Monday, February 14, 2005

Homeless Count

Eric speaks to a census taker
Meeting the census takers


New federal legislation requires localities to undertake a real census of their homeless population in order to continue receiveing funds. I joined up with the Los Angeles Homeless Services Authority to participate in the third night of the count at PATH in Hollywood. The census hired many homeless and formerly homeless people to undertake the count; Orange and Ventura counties performed their own simultaneously.

Tuesday, February 08, 2005

Welcome to the new CD13 blog!

Councilmember Eric Garcetti

Councilmember Eric Garcetti

Hello, residents of the 13th District of the City of Los Angeles and visitors from around the city, the country and the globe. This is the first post on my CD13 weblog, or blog.

To those of you who are new to blogging, my blog is simply an online journal that I can use to put daily records of events on my web page. I read a few different blogs about politics and about life in Los Angeles, and I believe blogging can be an effective way to communicate with you about what's going in your neighborhood and in City Hall.

Those of you familiar with blogging may find that this blog has different features than other sites you enjoy. Please let me know what you want to see, and our very inventive Information Technology Agency will try to accomodate; they're excited about a Council-blog too.

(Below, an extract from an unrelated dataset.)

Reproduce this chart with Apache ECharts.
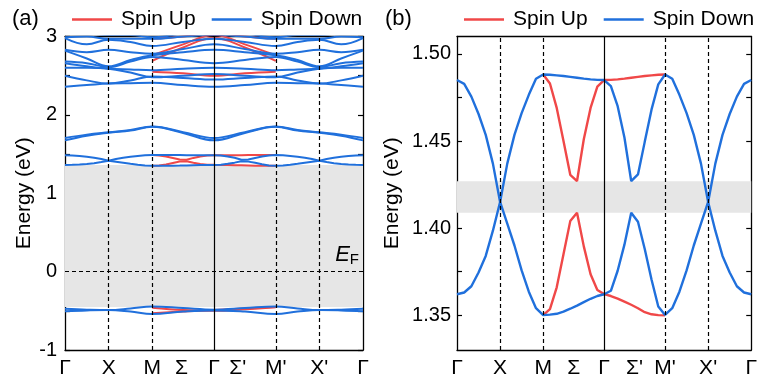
<!DOCTYPE html>
<html><head><meta charset="utf-8">
<script src="https://cdn.jsdelivr.net/npm/echarts@6/dist/echarts.min.js"></script>
<style>html,body{margin:0;padding:0;background:#fff}#c{width:760px;height:383px}</style>
</head><body><div id="c"></div>
<script>
// ---------- DATA ----------
const kNames = ['Γ','X','M','Σ','Γ',"Σ'","M'","X'",'Γ'];
const kTicksA = [0,1,2,2.67,3.414,3.96,4.828,5.828,6.828];
const kTicksB = [0,1,2,2.707,3.414,4.121,4.828,5.828,6.828];
const kDashed = [1,2,4.828,5.828];
const kCenter = 3.414;
const kMax = 6.8284;
const gapA = [-0.45, 1.36];
const gapB = [1.4088, 1.4269];
const yTicksA = [-1,-0.5,0,0.5,1,1.5,2,2.5,3];
const yLabelsA = [-1,0,1,2,3];
const yTicksB = [1.35,1.375,1.40,1.425,1.45,1.475,1.50];
const yLabelsB = [1.35,1.40,1.45,1.50];

// fine k-path (Γ-X-M-Γ-M'-X'-Γ)
const kFine = [0,0.1667,0.3333,0.5,0.6667,0.8333,1,
  1.1667,1.3333,1.5,1.6667,1.8333,2,
  2.1571,2.3143,2.4714,2.6285,2.7856,2.9428,3.0999,3.2570,3.4142,
  3.5713,3.7284,3.8856,4.0427,4.1998,4.3570,4.5141,4.6712,4.8284,
  4.9951,5.1617,5.3284,5.4951,5.6617,5.8284,
  5.9951,6.1617,6.3284,6.4951,6.6617,6.8284];
// fine k-path from M to M'
const kFineMid = [2,2.1571,2.3143,2.4714,2.6285,2.7856,2.9428,3.0999,3.2570,3.4142,
  3.5713,3.7284,3.8856,4.0427,4.1998,4.3570,4.5141,4.6712,4.8284];
const kCoarse = [0,0.5,1,1.5,2,2.707,3.414,4.121,4.828,5.328,5.828,6.328,6.828];
const kCoarseMid = [2,2.707,3.414,4.121,4.828];

// bands near 1.35-1.49 eV (panel b and a)
const downLow = [1.362,1.3630,1.3666,1.3745,1.3840,1.3985,1.415,
  1.4025,1.3900,1.3757,1.3635,1.3540,1.3500,
  1.3503,1.3508,1.3520,1.3537,1.3555,1.3575,1.3594,1.3610,1.3620,
  1.3640,1.3755,1.3905,1.4088,1.4036,1.3880,1.3705,1.3550,1.3501,
  1.3540,1.3635,1.3757,1.3900,1.4025,1.415,
  1.3985,1.3840,1.3745,1.3666,1.3630,1.362];
const downHigh = [1.485,1.4828,1.4755,1.4655,1.4535,1.4370,1.415,
  1.4370,1.4535,1.4660,1.4765,1.4857,1.4882,
  1.4880,1.4877,1.4873,1.4868,1.4863,1.4858,1.4854,1.4851,1.4850,
  1.4815,1.4700,1.4520,1.4270,1.4308,1.4495,1.4680,1.4825,1.4882,
  1.4857,1.4765,1.4660,1.4535,1.4370,1.415,
  1.4370,1.4535,1.4655,1.4755,1.4828,1.485];
const upHigh = [1.4882,1.4830,1.4690,1.4500,1.4306,1.4270,1.4510,1.4690,1.4812,1.4850,
  1.4851,1.4854,1.4858,1.4863,1.4868,1.4873,1.4877,1.4880,1.4882];
const upLow = [1.3500,1.3535,1.3660,1.3850,1.4040,1.4088,1.3895,1.3735,1.3644,1.3621,
  1.3610,1.3595,1.3578,1.3560,1.3540,1.3517,1.3505,1.3500,1.3499];

// panel a: other bands (coarse path)
const downVal1 = [-0.475,-0.485,-0.49,-0.47,-0.445,-0.465,-0.485,-0.465,-0.445,-0.47,-0.49,-0.485,-0.475];
const downVal2 = [-0.505,-0.495,-0.49,-0.51,-0.54,-0.51,-0.495,-0.51,-0.54,-0.51,-0.49,-0.495,-0.505];
const upVal1 = [-0.46,-0.49,-0.50,-0.48,-0.455];
const upVal2 = [-0.53,-0.51,-0.49,-0.47,-0.45];
const downC1 = [1.675,1.735,1.772,1.800,1.848,1.770,1.675,1.770,1.848,1.800,1.772,1.735,1.675];
const downC2 = [1.705,1.748,1.778,1.806,1.852,1.780,1.705,1.780,1.852,1.806,1.778,1.748,1.705];
const downB1 = [2.36,2.38,2.40,2.405,2.41,2.38,2.36,2.38,2.41,2.405,2.40,2.38,2.36];
const downB2 = [2.50,2.44,2.40,2.44,2.49,2.47,2.45,2.47,2.49,2.44,2.40,2.44,2.50];
const downB3 = [2.60,2.60,2.59,2.54,2.48,2.50,2.52,2.50,2.48,2.54,2.59,2.60,2.60];
const downB4 = [2.66,2.62,2.59,2.58,2.57,2.59,2.60,2.59,2.57,2.58,2.59,2.62,2.66];
const downB5 = [2.68,2.66,2.61,2.68,2.74,2.70,2.66,2.70,2.74,2.68,2.61,2.66,2.68];
const downB6 = [2.82,2.72,2.62,2.70,2.76,2.80,2.83,2.80,2.76,2.70,2.62,2.72,2.82];
const downB7 = [2.83,2.80,2.83,2.80,2.78,2.84,2.90,2.84,2.78,2.80,2.83,2.80,2.83];
const downB8 = [2.98,2.90,2.96,2.93,2.88,2.93,2.97,2.93,2.88,2.93,2.96,2.90,2.98];
const downB9 = [2.99,3.00,2.97,2.97,2.97,3.00,3.02,3.00,2.97,2.97,2.97,3.00,2.99];
const downB10 = [3.10,3.05,3.02,3.02,2.99,3.04,3.08,3.04,2.99,3.02,3.02,3.05,3.10];
const upR1 = [2.69,2.86,2.98,2.86,2.69];
const upR2 = [2.76,2.90,3.02,2.90,2.76];
const upR3 = [2.55,2.53,2.50,2.53,2.55];
const upR4 = [2.97,3.00,3.05,3.00,2.97];

// ---------- CHART ----------
const RED = '#f04848', BLUE = '#2070dc', FONT = 'Liberation Sans';
const chart = echarts.init(document.getElementById('c'), null, {renderer:'canvas'});

function band(name, xs, ys, gi, width, smooth) {
  const color = name === 'Spin Up' ? RED : BLUE;
  return {type:'line', name, xAxisIndex:gi*2, yAxisIndex:gi*2,
    data: xs.map((x,i)=>[x, ys[i]]), symbol:'none', showSymbol:false,
    lineStyle:{color, width}, itemStyle:{color}, smooth: smooth,
    z: name === 'Spin Up' ? 3 : 4, silent:true, animation:false};
}
function helpers(gi, gap, withEF) {
  const lines = kDashed.map(v=>({xAxis:v})).concat([{xAxis:kCenter, lineStyle:{type:'solid'}}]);
  if (withEF) lines.push({yAxis:0, label:{show:true, position:'insideEndTop', distance:[4,4],
    formatter:'{e|E}{f|F}', rich:{e:{fontStyle:'italic', fontSize:22, fontFamily:FONT, color:'#000'},
    f:{fontSize:15, fontFamily:FONT, color:'#000', padding:[10,0,0,0]}}}});
  return [
    {type:'line', xAxisIndex:gi*2, yAxisIndex:gi*2, data:[], z:1, silent:true,
     markArea:{silent:true, itemStyle:{color:'#e6e6e6'}, data:[[{yAxis:gap[0]},{yAxis:gap[1]}]]}},
    {type:'line', xAxisIndex:gi*2, yAxisIndex:gi*2, data:[], z:2, silent:true,
     markLine:{silent:true, symbol:'none', animation:false, label:{show:false},
       lineStyle:{color:'#000', type:[4,3], width:1.2}, data: lines}}
  ];
}
function xAxes(gi, ticks) {
  return [
    {type:'value', gridIndex:gi, min:0, max:kMax, position:'bottom',
     axisLine:{onZero:false, lineStyle:{color:'#000', width:1.3}}, axisTick:{show:false}, splitLine:{show:false},
     axisLabel:{customValues:ticks, margin:8, color:'#000', fontSize:21, fontFamily:FONT,
       formatter:(v)=>{let i=ticks.findIndex(t=>Math.abs(t-v)<1e-3); return i<0?'':kNames[i];}}},
    {type:'value', gridIndex:gi, min:0, max:kMax, position:'top',
     axisLine:{onZero:false, lineStyle:{color:'#000', width:1.3}}, axisTick:{show:false}, axisLabel:{show:false}, splitLine:{show:false}}
  ];
}
function yAxes(gi, min, max, ticks, labels, fmt, gap, margin) {
  return [
    {type:'value', gridIndex:gi, min, max, position:'left', name:'Energy (eV)', nameLocation:'middle', nameGap:gap,
     nameTextStyle:{fontSize:21, fontFamily:FONT, color:'#000'},
     axisLine:{onZero:false, lineStyle:{color:'#000', width:1.3}},
     axisTick:{inside:true, length:5, customValues:ticks, lineStyle:{color:'#000', width:1.2}},
     axisLabel:{customValues:labels, formatter:fmt, color:'#000', fontSize:20, fontFamily:FONT, margin},
     splitLine:{show:false}},
    {type:'value', gridIndex:gi, min, max, position:'right',
     axisLine:{onZero:false, lineStyle:{color:'#000', width:1.3}},
     axisTick:{inside:true, length:5, customValues:ticks, lineStyle:{color:'#000', width:1.2}},
     axisLabel:{show:false}, splitLine:{show:false}}
  ];
}

const series = [];
series.push(...helpers(0, gapA, true), ...helpers(1, gapB, false));
// panel a
[downLow,downHigh].forEach(d=>series.push(band('Spin Down',kFine,d,0,2,false)));
[upHigh,upLow].forEach(d=>series.push(band('Spin Up',kFineMid,d,0,2,false)));
[downVal1,downVal2,downC1,downC2,downB1,downB2,downB3,downB4,downB5,downB6,downB7,downB8,downB9,downB10]
  .forEach(d=>series.push(band('Spin Down',kCoarse,d,0,2,0.4)));
[upVal1,upVal2,upR1,upR2,upR3,upR4].forEach(d=>series.push(band('Spin Up',kCoarseMid,d,0,2,0.4)));
// panel b
[downLow,downHigh].forEach(d=>series.push(band('Spin Down',kFine,d,1,2.4,false)));
[upHigh,upLow].forEach(d=>series.push(band('Spin Up',kFineMid,d,1,2.4,false)));

const legendBase = {data:['Spin Up','Spin Down'], icon:'rect', itemWidth:40, itemHeight:2.5, itemGap:16,
  textStyle:{fontSize:21, fontFamily:FONT, color:'#000', padding:[0,0,0,4]}, selectedMode:false};

chart.setOption({
  animation:false,
  backgroundColor:'#fff',
  title:[{text:'(a)', left:7, top:3, textStyle:{fontSize:22, fontWeight:'normal', fontFamily:FONT, color:'#000'}},
         {text:'(b)', left:380, top:3, textStyle:{fontSize:22, fontWeight:'normal', fontFamily:FONT, color:'#000'}}],
  legend:[Object.assign({left:67, top:4}, legendBase), Object.assign({left:459, top:4}, legendBase)],
  grid:[{left:65, right:397, top:36.5, bottom:33}, {left:457, right:7.5, top:36.5, bottom:33}],
  xAxis:[...xAxes(0,kTicksA), ...xAxes(1,kTicksB)],
  yAxis:[...yAxes(0,-1,3,yTicksA,yLabelsA,(v)=>String(Math.round(v)),30,8),
         ...yAxes(1,1.33,1.51,yTicksB,yLabelsB,(v)=>v.toFixed(2),54,6)],
  series
});
</script></body></html>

To get things started, I've posted excerpts from the last e-news, which you can also find here. I'll be adding to the blog throughout the week, and there may be some format tweaks as the blog finds its feet.

I hope you enjoy the council-blog. Read on, and don't hesitate to let me know what you think at garcetti@council.lacity.org. If you would prefer to receive the updates I post here in monthly digests via the e-news, please subscribe here. And please explore the rest of the new CD13.com, redesigned courtesy of the ITA.

Yours truly,

Eric

Bush Social Services Cuts are a War on the Poor

President Bush's budget has been released, and, as I wrote in an opinion piece in the Los Angeles Times [.pdf], the message to the nation's poor, its elderly, and its urban youth is clear: You're no longer our problem. Up until this year, the city's allocation of Community Development Block Grants, or CDBG, had been shrinking steadily: the national allocation had held steady, but the increase in poverty from city to city meant that Los Angeles's share dwindled. I was encouraged to see many of the people helped by CDBG show up up at a City Hall rally to oppose the cuts. Children from the Echo Park Silver Lake People's Childcare turned up, and a young man who had gone through the Aztec Firefighters gang intervention program—who had changed his life from being in a gang to fighting wildfires—spoke. Mayor Hahn is engaged on this issue and has rallied other California mayors to join the fight to keep this funding source of last resort for poor communities.